Bless their poor dad, my husband. When he tried to plan or address any of the above I often corrected his choices with what I thought was best. When I left him home alone I came home and frequently criticized what he had done in my absence. So let’s be honest. I cannot be really shocked when by default at this point they bypass the assumed momma drama and just stalk me to fix things. One of the things that the women in my generation need to accept is that we created our chaos. We decided we could have it all. We decided to both fry the bacon and bring it home, and we dared anyone to interrupt us. We shuffled everyone around us into our color coded day planners and insisted that we could do it all. On a regular basis we have predictable meltdowns as the families we are raising stand gawking about and then we snap at them for holding their hands up waiting for instruction.
Lately I’ve been very convicted about how I’ve created my own chaotic nonsense. Not to say that others haven’t added to it, they have. However, it’s sheer nonsense to play the blame game until we own our own choices. We cannot have it all. It’s true, our bodies were not intended to juggle a twelve hour workday and a twenty four hour nurturing home life. We cannot be the friends we intend to be while staying perfectly manicured and keeping picture perfect homes. Occasionally we have to embrace the coffee stains for quick stops in carpool lines and muddy floor mats from cross country practice. Every once in awhile we need to smile as the bellowing lingers from the other room because it means we are needed. Daily we need to be grateful for the friends, family, teachers, and spouses that help us get it all done, even if they do not do it our way.
I am the queen of the martyrs and the whiners. Royalty among those striving to be perfect until I strike mental collapse. I forget important things because I’ve stuff to much in my brain. I miss important moments because I got too caught up in the little things. Although those around me have their own wrongs, I have lived in a state of why me at times that lines my pockets with regret instead of gratitude. Sometimes I just need to breathe. One of the most successful women I’ve ever met once said to a large group something has stuck with me forever, “We need to stop caring how the dishwasher was loaded and just be grateful we aren’t the ones that loaded it.” That has stuck with me for quite a long time.

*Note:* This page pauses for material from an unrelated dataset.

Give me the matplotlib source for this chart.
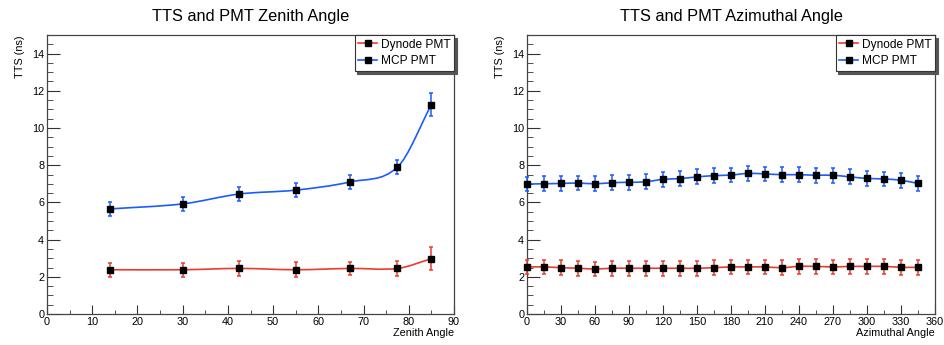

Listen, I do not have all the answers. Just yesterday I melted down on a child for messing up my nicely folded laundry basket and freaked out over leaves tracked in at the backdoor. However, what I do know is this. Until I learn to breathe I’m going to keep feeling like I can’t. Until I learn to be grateful for the little things, the big breakthroughs will continue to elude me. Until I embrace my own normal and quit searching for the idealized perfection I’ve created in my mind I’ll remain stagnant and dissatisfied. May I become grateful for the bellows and disorganized mess because someday I shall grieve its absence. May I accept my own reality for its beauty and may I stop seeking normal.